For decades, fiber has targeted mostly consumers in their 60s and older as a digestion and weight-loss aid, but a whopping 95% of adults do not consume enough fiber daily – making it a product that everyone needs, according to Bellway founder Max Dresse.
But, he added, younger consumers have shied away from the category in part because they don’t want to see themselves in the older adults often portrayed in established category players’ marketing and because they want natural, minimally processed options with clean ingredient decks.
Bellway solves for this by offering an option that is free from artificial flavors, sweeteners and sugar and uses organic ingredients where competitors do not, says Dresse.
He explained Bellway offers consumers a base of organic psyllium, which is described on the brand’s website as a natural, “super fiber” that “gently travels through your system, picking up toxins and loose materials along the way” before exiting the body “smooth and easy.”
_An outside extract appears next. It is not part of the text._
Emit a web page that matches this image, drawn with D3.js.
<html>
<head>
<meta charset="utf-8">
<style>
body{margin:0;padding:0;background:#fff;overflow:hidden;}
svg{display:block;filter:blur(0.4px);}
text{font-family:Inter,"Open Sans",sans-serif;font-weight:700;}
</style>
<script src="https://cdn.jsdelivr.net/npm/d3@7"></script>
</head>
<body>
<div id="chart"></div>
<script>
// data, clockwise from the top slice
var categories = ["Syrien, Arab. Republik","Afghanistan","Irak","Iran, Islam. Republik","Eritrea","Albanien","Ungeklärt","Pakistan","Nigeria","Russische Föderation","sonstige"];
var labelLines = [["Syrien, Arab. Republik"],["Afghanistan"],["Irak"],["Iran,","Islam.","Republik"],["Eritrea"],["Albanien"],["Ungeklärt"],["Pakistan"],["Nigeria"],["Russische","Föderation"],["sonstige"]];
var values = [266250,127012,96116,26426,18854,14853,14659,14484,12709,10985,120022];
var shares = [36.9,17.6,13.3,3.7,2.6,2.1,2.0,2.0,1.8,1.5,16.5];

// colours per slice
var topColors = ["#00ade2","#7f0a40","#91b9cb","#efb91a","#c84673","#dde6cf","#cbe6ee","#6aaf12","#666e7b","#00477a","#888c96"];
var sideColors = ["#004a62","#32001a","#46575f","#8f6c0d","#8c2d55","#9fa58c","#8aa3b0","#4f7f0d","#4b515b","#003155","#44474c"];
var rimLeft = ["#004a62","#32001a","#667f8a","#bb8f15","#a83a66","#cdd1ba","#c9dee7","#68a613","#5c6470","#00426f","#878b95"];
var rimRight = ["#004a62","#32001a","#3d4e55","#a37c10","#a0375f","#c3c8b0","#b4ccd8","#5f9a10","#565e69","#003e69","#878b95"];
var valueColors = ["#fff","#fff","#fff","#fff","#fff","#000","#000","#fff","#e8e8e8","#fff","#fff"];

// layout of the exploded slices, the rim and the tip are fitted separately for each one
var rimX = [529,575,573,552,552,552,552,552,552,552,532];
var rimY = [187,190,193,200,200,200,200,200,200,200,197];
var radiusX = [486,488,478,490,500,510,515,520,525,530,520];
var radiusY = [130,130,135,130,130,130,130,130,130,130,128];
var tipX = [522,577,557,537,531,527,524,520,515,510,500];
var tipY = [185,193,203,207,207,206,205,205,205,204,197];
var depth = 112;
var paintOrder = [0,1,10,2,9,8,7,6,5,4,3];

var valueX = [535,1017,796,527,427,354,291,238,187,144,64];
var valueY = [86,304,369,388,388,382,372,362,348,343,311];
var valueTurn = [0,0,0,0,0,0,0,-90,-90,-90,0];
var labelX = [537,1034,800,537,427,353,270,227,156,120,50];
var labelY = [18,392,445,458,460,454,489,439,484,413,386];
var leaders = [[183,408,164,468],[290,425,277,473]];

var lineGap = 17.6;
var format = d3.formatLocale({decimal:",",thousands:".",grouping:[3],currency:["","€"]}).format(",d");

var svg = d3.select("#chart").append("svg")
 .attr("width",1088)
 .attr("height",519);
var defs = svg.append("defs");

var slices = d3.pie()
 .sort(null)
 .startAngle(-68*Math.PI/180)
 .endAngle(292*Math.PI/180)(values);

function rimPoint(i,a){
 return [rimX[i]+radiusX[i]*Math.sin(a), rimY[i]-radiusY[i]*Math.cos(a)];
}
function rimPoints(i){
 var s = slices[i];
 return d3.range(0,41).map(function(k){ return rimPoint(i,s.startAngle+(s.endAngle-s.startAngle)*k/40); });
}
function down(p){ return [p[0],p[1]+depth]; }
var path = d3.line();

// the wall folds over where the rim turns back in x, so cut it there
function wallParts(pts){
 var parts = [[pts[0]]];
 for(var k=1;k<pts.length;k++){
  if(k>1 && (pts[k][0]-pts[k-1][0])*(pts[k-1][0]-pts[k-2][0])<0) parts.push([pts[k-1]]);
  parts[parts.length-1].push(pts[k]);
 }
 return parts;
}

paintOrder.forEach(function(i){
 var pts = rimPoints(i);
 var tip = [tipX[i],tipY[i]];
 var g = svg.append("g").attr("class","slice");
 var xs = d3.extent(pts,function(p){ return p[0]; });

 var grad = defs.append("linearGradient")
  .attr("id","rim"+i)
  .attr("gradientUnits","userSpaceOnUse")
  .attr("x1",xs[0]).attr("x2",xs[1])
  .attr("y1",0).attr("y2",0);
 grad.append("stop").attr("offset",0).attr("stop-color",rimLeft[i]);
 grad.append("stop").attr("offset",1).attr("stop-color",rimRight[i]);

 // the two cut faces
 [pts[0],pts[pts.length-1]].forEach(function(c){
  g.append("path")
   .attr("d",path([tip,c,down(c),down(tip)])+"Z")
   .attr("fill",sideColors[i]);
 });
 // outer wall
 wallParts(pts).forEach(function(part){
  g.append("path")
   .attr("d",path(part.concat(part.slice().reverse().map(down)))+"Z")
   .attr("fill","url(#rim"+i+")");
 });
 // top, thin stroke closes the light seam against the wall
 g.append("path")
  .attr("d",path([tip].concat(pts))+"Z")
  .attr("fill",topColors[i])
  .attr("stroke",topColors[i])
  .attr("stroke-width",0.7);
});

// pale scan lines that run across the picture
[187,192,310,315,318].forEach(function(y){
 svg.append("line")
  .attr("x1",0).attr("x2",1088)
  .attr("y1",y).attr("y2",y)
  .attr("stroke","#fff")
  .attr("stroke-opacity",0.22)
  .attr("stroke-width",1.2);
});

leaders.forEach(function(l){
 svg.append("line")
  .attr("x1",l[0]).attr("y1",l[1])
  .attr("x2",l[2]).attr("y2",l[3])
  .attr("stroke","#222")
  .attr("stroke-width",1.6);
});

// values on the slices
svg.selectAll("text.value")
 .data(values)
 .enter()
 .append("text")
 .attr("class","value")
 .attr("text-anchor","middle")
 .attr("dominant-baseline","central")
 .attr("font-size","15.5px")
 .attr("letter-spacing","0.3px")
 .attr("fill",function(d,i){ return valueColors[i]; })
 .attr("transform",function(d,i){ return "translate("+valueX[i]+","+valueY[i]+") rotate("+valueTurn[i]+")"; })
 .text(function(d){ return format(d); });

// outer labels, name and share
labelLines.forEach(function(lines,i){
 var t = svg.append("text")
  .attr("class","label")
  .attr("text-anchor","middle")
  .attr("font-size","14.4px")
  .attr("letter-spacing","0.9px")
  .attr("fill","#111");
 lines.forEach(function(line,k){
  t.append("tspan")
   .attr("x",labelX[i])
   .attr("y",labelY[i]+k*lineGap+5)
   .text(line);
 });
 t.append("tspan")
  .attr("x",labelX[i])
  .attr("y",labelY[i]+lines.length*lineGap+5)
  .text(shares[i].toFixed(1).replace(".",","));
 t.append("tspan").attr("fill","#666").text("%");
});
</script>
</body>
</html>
As a natural fiber, Dresse explains psyllium likely will help Bellway appeal to consumers who are looking for whole, minimally processed products, but he says what really sets the brand apart from other well-established competitors that also use psyllium is what isn’t in its powder blends.
Bellway skips the artificial flavors and sweeteners used by pysillum-based Metamucil and some other competitors, opting instead to use “real fruit” powders and natural flavors to create a trio of choices, including lemon lime, raspberry lemon and mixed berry blends that are available in tubs and stick packs. It also ditches the aspartame and sugar that are added to various Metamucil and competing products in favor of monkfruit.
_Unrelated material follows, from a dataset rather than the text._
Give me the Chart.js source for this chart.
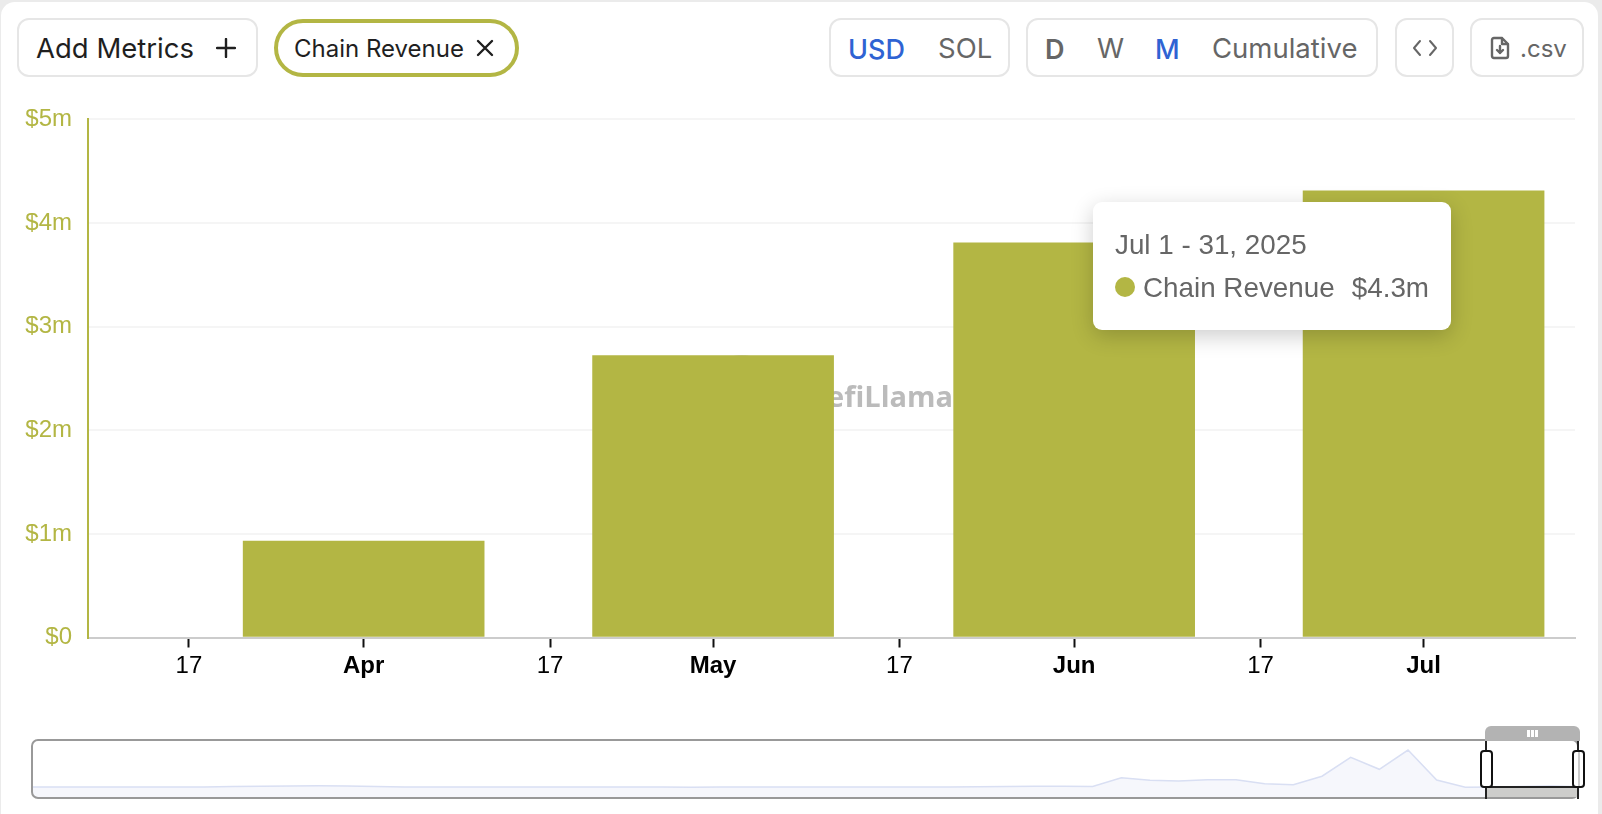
<!DOCTYPE html>
<html>
<head>
<meta charset="utf-8">
<title>Chain Revenue</title>
<script src="https://cdn.jsdelivr.net/npm/chart.js@4"></script>
<style>
  html, body { margin: 0; padding: 0; width: 1602px; height: 814px; overflow: hidden; background: #ebebeb; font-family: Inter, sans-serif; }
  #card { position: absolute; left: 1px; top: 2px; width: 1597px; height: 830px; background: #fff; border-radius: 14px; }
  .btn { position: absolute; box-sizing: border-box; top: 18px; height: 59px; border: 2px solid #e6e6e6; border-radius: 12px; background: #fff; }
  .txt { position: absolute; top: 48.5px; transform: translateY(-50%); white-space: nowrap; color: #666; font-size: 27.5px; line-height: 1; }
  .txt.on { color: #2f63d3; font-weight: 500; font-size: 27px; }
  #chip { position: absolute; box-sizing: border-box; left: 274px; top: 19px; width: 245px; height: 58px; border: 4px solid #b3b644; border-radius: 29px; }
  svg.icon { position: absolute; fill: none; stroke-linecap: round; stroke-linejoin: round; }
  #mainChart { position: absolute; left: 0; top: 89px; }
  #miniChart { position: absolute; left: 32px; top: 741px; }
  #tooltip { position: absolute; box-sizing: border-box; left: 1093px; top: 202px; width: 358px; height: 128px; background: #fff; border-radius: 9px; box-shadow: 0 6px 22px rgba(0,0,0,.2); font-family: "Liberation Sans", sans-serif; font-size: 27.8px; color: #666; }
  #tooltip div { position: absolute; white-space: nowrap; line-height: 1; }
  #frame { position: absolute; box-sizing: border-box; left: 31px; top: 739px; width: 1548px; height: 60px; border: 2px solid #999; border-radius: 7px; }
  .abs { position: absolute; box-sizing: border-box; }
</style>
</head>
<body>
<div id="card"></div>

<div class="btn" style="left:17px;width:241px"></div>
<div class="txt" style="left:36px;color:#1f1f1f;font-size:27.5px">Add Metrics</div>
<svg class="icon" style="left:216px;top:38px" width="20" height="20" stroke="#1f1f1f" stroke-width="2.4"><path d="M10 1V19M1 10H19"/></svg>

<div id="chip"></div>
<div class="txt" id="chipText" style="left:294px;color:#1f1f1f;font-size:24px"></div>
<svg class="icon" style="left:476px;top:39px" width="18" height="18" stroke="#1f1f1f" stroke-width="2.4"><path d="M2 2L16 16M16 2L2 16"/></svg>

<div class="btn" style="left:829px;width:181px"></div>
<div class="txt on" style="left:848px">USD</div>
<div class="txt" style="left:938px">SOL</div>

<div class="btn" style="left:1026px;width:352px"></div>
<div class="txt" style="left:1045px;font-weight:600;font-size:27px">D</div>
<div class="txt" style="left:1097px">W</div>
<div class="txt on" style="left:1155px">M</div>
<div class="txt" style="left:1212px">Cumulative</div>

<div class="btn" style="left:1395px;width:59px"></div>
<svg class="icon" style="left:1412px;top:39px" width="26" height="18" stroke="#666" stroke-width="2"><path d="M8 2L2 9L8 16M18 2L24 9L18 16"/></svg>

<div class="btn" style="left:1470px;width:114px"></div>
<svg class="icon" style="left:1490px;top:36px" width="20" height="24" stroke="#666" stroke-width="2.4"><path d="M4 2H12L18 8V20Q18 22 16 22H4Q2 22 2 20V4Q2 2 4 2ZM12 2V8H18M10 10V17M7 14L10 17L13 14"/></svg>
<div class="txt" style="left:1520px;font-size:24px">.csv</div>

<canvas id="mainChart" width="1602" height="611"></canvas>

<div id="tooltip">
  <div id="tipDate" style="left:22px;top:29px"></div>
  <div style="left:22px;top:75px;width:20px;height:20px;border-radius:50%;background:#b3b644"></div>
  <div id="tipName" style="left:50px;top:72px"></div>
  <div id="tipValue" style="right:22px;top:72px"></div>
</div>

<canvas id="miniChart" width="1548" height="56"></canvas>
<div id="frame"></div>

<!-- selezione dello slider in basso -->
<div class="abs" style="left:1487px;top:787px;width:91px;height:10px;background:#cdcdcb"></div>
<div class="abs" style="left:1486px;top:786px;width:92px;height:2px;background:#222"></div>
<div class="abs" style="left:1485px;top:726px;width:95px;height:15px;background:#b3b3b3;border-radius:6px 6px 0 0"></div>
<div class="abs" style="left:1527px;top:730px;width:3px;height:7px;background:#fff"></div>
<div class="abs" style="left:1531px;top:730px;width:3px;height:7px;background:#fff"></div>
<div class="abs" style="left:1535px;top:730px;width:3px;height:7px;background:#fff"></div>
<div class="abs" style="left:1485px;top:741px;width:2px;height:58px;background:#222"></div>
<div class="abs" style="left:1577px;top:741px;width:2px;height:58px;background:#222"></div>
<div class="abs" style="left:1480px;top:750px;width:13px;height:38px;background:#fff;border:2px solid #111;border-radius:4px"></div>
<div class="abs" style="left:1572px;top:750px;width:13px;height:38px;background:linear-gradient(90deg,#fff 45%,#ccc 45%,#ccc 65%,#fff 65%);border:2px solid #111;border-radius:4px"></div>

<script>
const seriesName = 'Chain Revenue';
const tooltipDate = 'Jul 1 - 31, 2025';
const barDates = ['2025-04-01', '2025-05-01', '2025-06-01', '2025-07-01'];
const revenue = [930000, 2720000, 3810000, 4310000];
const tickDates = ['2025-03-17', '2025-04-01', '2025-04-17', '2025-05-01', '2025-05-17', '2025-06-01', '2025-06-17', '2025-07-01'];
const tickLabels = ['17', 'Apr', '17', 'May', '17', 'Jun', '17', 'Jul'];
const overviewValues = [
  3.9, 3.9, 3.9, 3.9, 3.9, 3.9, 3.9, 4.1, 4.2, 4.3, 4.4, 4.3, 4.1, 3.9, 3.9, 3.9, 3.9, 3.9, 3.9,
  3.9, 3.9, 3.9, 3.9, 3.8, 3.9, 3.9, 3.9, 3.9, 3.9, 3.9, 3.9, 3.9, 3.9, 4.0, 4.1, 4.2, 4.2, 4.1,
  7.5, 6.5, 6.2, 6.7, 6.7, 5.2, 4.8, 8.1, 15.5, 10.8, 18.3, 6.6, 3.8, 3.9, 4.1, 4.3, 4.0
];

const olive = '#b3b644';

function fmtMillions(v) {
  if (v === 0) return '$0';
  return '$' + (v / 1000000) + 'm';
}

document.getElementById('chipText').textContent = seriesName;
document.getElementById('tipDate').textContent = tooltipDate;
document.getElementById('tipName').textContent = seriesName;
document.getElementById('tipValue').textContent = '$' + (Math.round(revenue[3] / 100000) / 10) + 'm';

// Scritta DefiLlama dietro alle barre
const watermark = {
  id: 'watermark',
  beforeDatasetsDraw(chart) {
    const ctx = chart.ctx;
    ctx.save();
    ctx.fillStyle = '#d6d6d6';
    ctx.beginPath();
    ctx.ellipse(742, 275, 19, 9, 0, 0, Math.PI * 2);
    ctx.fill();
    ctx.fillStyle = '#bbbbbb';
    ctx.font = 'bold 29px "Open Sans", sans-serif';
    ctx.textAlign = 'right';
    ctx.textBaseline = 'alphabetic';
    ctx.fillText('DefiLlama', 953, 318);
    ctx.restore();
  }
};

new Chart(document.getElementById('mainChart'), {
  type: 'bar',
  data: {
    datasets: [{
      label: seriesName,
      data: barDates.map((d, i) => ({ x: Date.parse(d), y: revenue[i] })),
      backgroundColor: olive,
      barThickness: 241
    }]
  },
  options: {
    responsive: false,
    animation: false,
    layout: { padding: { left: 0, right: 27, top: 8, bottom: 0 } },
    plugins: { legend: { display: false }, tooltip: { enabled: false } },
    scales: {
      x: {
        type: 'linear',
        offset: false,
        min: Date.UTC(2025, 2, 8, 8),
        max: Date.UTC(2025, 6, 14),
        afterBuildTicks(axis) {
          axis.ticks = tickDates.map(d => ({ value: Date.parse(d) }));
        },
        afterFit(axis) { axis.height = 62.5; },
        border: { color: '#cccccc', width: 2 },
        grid: { offset: false, drawOnChartArea: false, tickColor: '#111111', tickWidth: 2, tickLength: 10 },
        ticks: {
          autoSkip: false,
          maxRotation: 0,
          padding: 4,
          color: '#000000',
          font: ctx => ({
            family: '"Liberation Sans", sans-serif',
            size: 24,
            weight: ctx.index % 2 ? 'bold' : 'normal'
          }),
          callback: (value, index) => tickLabels[index]
        }
      },
      y: {
        min: 0,
        max: 5000000,
        afterFit(axis) { axis.width = 88; },
        border: { color: olive, width: 2 },
        grid: { color: '#f5f5f5', lineWidth: 2, drawTicks: false },
        ticks: {
          stepSize: 1000000,
          padding: 16,
          color: olive,
          font: { family: '"Liberation Sans", sans-serif', size: 24 },
          callback: fmtMillions
        }
      }
    }
  },
  plugins: [watermark]
});

new Chart(document.getElementById('miniChart'), {
  type: 'line',
  data: {
    labels: overviewValues.map((v, i) => i),
    datasets: [{
      data: overviewValues,
      borderColor: '#d9dff3',
      borderWidth: 1.5,
      backgroundColor: '#f6f7fc',
      fill: 'origin',
      pointRadius: 0,
      tension: 0
    }]
  },
  options: {
    responsive: false,
    animation: false,
    plugins: { legend: { display: false }, tooltip: { enabled: false } },
    scales: {
      x: { display: false, offset: false },
      y: { display: false, min: 0, max: 21.84 }
    }
  }
});
</script>
</body>
</html>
Not your ‘grandma’s fiber’
While the ingredient deck will help the new brand establish its bona fides with the natural consumer of any age, its marketing clearly targets younger consumers, including Millennials and Gen Z, who tend to be turned off by what Bellway’s website describes as “grandma’s fiber.”
Dresse explains that unlike competitors that focus on “regularity” and weight-loss in their advertising, Bellway calls out the health benefits more directly in a no-nonsense tone that he said he believes appeals to younger consumers.
“Essentially we’re saying we all have to go to the bathroom and its fine. And it’s something that this product can really help with,” Dresse said. “We also highlight the many, many other benefits of fiber, whether it be beauty benefits, like for hair, skin and nails, or weight-loss or lowering your cholesterol and reducing the risk of colon cancer and heart disease.”
The brand also appeals to younger consumers with bright, whimsical packaging that features a repeating pattern of line drawn fruits that flavor each blend, and callouts on the front of pack that resonate with modern, health-oriented shoppers, including gluten-free, plant-based and 0 grams of sugar.
In addition, it favors more modern, buzzy terminology, like talking about the fiber as a prebiotics, which helps connect the product more directly to conversations around gut health, immunity and even the brain-gut connection. It also helps build on the momentum established by the probiotic space and lends weight to the brand as part of the food as medicine movement.
“When you think about the markets, what excites us a lot is that we are essentially talking about prebiotics and the prebiotic market was worth $4b in 2018 and is projected to reach $8b by 2026,” Dresse said about the brand’s positioning strategy.
The brand also is tapping influencers, who Dresse said younger consumers are more likely to trust than companies and brands.
“Even though we have paid influencers as part of our strategy, many of these influencers are completely blown away with the differences that Bellway makes pretty much right away. So, while oftentimes they start as a paid influencer, they turn in to organic influencers because they really believe in the product and that everybody should be taking more fiber,” he said.
Beyond social media, the brand took time from its beta launch in January until the launch now of its final product to solicit and respond to younger shoppers by selling direct-to-consumer, Dresse said. He explained that this strategic decision allowed it to gather and analyze shopper data and feedback in a way that isn’t possible in brick-and-mortar stores, Dresse said.
'We want to start a fiber movement'
While the brand started DTC, Dresse said it is ready to push into the retail environment and the fundraise announced today will help make that possible.
The funds also will allow the company to launch new products in November in January that, while still centered on fiber, will take the ingredient into more beauty and fitness-focused segments.
Looking forward, Dresse said, “We want to start a fiber movement. We want to take fiber in as many different directions as possible and really be the next generation fiber.”